Converse of Schauder's Theorem about compactness of adjoint operator

Question

It is well known (also known as Schauder's Theorem) that if $X$ and $Y$ are normed spaces and $T:X\to Y$ is a linear and compact operator, then also $T^*:Y^*\to X^*$ is compact. The converse is true if $Y$ is complete.

So the natural question is:

Is there an "easy" example that shows that we cannot drop the completeness of $Y$ for the converse implication?

In order to prove the converse, one usually applies the first implication to the bidual. Thus, a counterexample should be rooted in the subtle difference between "relatively compact" and "totally bounded", but I cannot wrap my head around it.

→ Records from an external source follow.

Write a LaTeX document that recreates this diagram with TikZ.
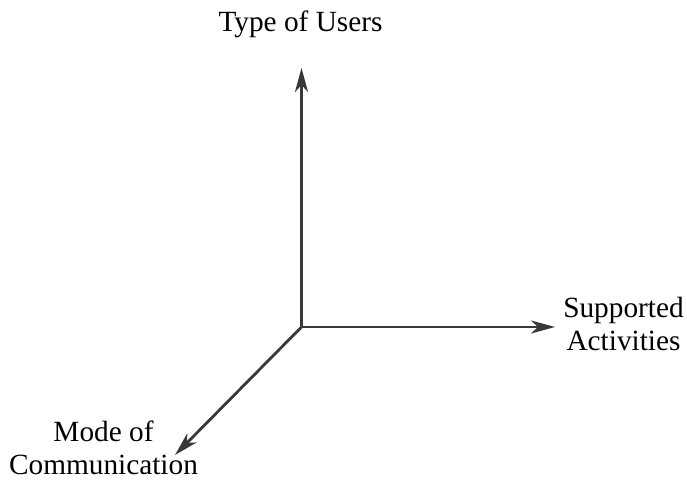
\documentclass[tikz,border=0pt]{standalone}
\usepackage{fontspec}
\setmainfont{Liberation Serif}
\usetikzlibrary{arrows.meta}
\begin{document}
\begin{tikzpicture}[x=1pt,y=1pt,
  axis/.style={draw=black!78, line width=2.8pt, -{Stealth[length=24pt,width=13pt,inset=7pt]}},
  lbl/.style={inner sep=0pt, anchor=base, align=center, font=\fontsize{29.3}{33.5}\selectfont}]
\useasboundingbox (0,0) rectangle (687,480);
\coordinate (o) at (301.5,153);
\coordinate (up) at (301.5,412);
\coordinate (rt) at (555,153);
\coordinate (dl) at (175,25);
\draw[axis] (o) -- (up);
\draw[axis] (o) -- (rt);
\draw[axis] (o) -- (dl);
\node[lbl] (users) at (300.5,448.3) {Type of Users};
\node[lbl] (act) at (623.5,129.5) {Supported\\Activities};
\node[lbl] (mode) at (103.5,5.5) {Mode of\\Communication};
\end{tikzpicture}
\end{document}
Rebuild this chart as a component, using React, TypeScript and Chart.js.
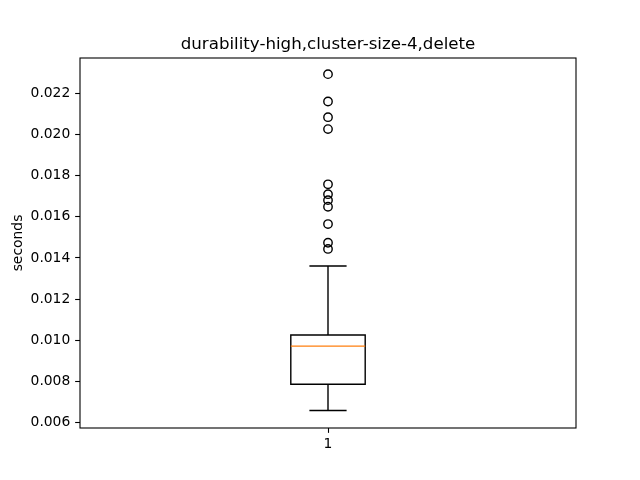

Any ideas are highly appreciated. Thank you in advance!

Answer 1

Edit: This does not work.

Here is a proof using completeness of $Y$: We have that $T^{**} : X^{**} \to Y^{**}$ is compact. Thus, $i_Y \, T = T^{**} \, i_X$ is compact (where $i_Y : Y \to Y^{**}$ and $i_X : Y \to X^{**}$ are the canonical embeddings). Hence, if $(x_n)$ is a bounded sequence, $(T^{**} \, i_X \, x_n)$ has a convergent subsequence indexed by $(n_k)$. Since $i_Y$ is an isometry, $T \, x_{n_k}$ is Cauchy in $Y$.

Answer 2

Let $X=c_0$, $(Tx)_k=x_k/k$, and $Y=\mathrm{im}\,T\subset\ell^2$. Then $T$ is the norm limit of finite-rank operators, so $T^*:Y^*\to X^*$ is the norm limit of compact operators, thus compact (as $X^*$ is complete).

Let $x_k^{(n)}=1_{k\le n}$, then $\|x^{(n)}\|_{c_0}=1$ and $Tx^{(n)}\to y\in\ell^2\setminus Y$, where $y_k=1/k$. So $(Tx^{(n)})$ has no convergent subsequences. Thus $T$ is not compact.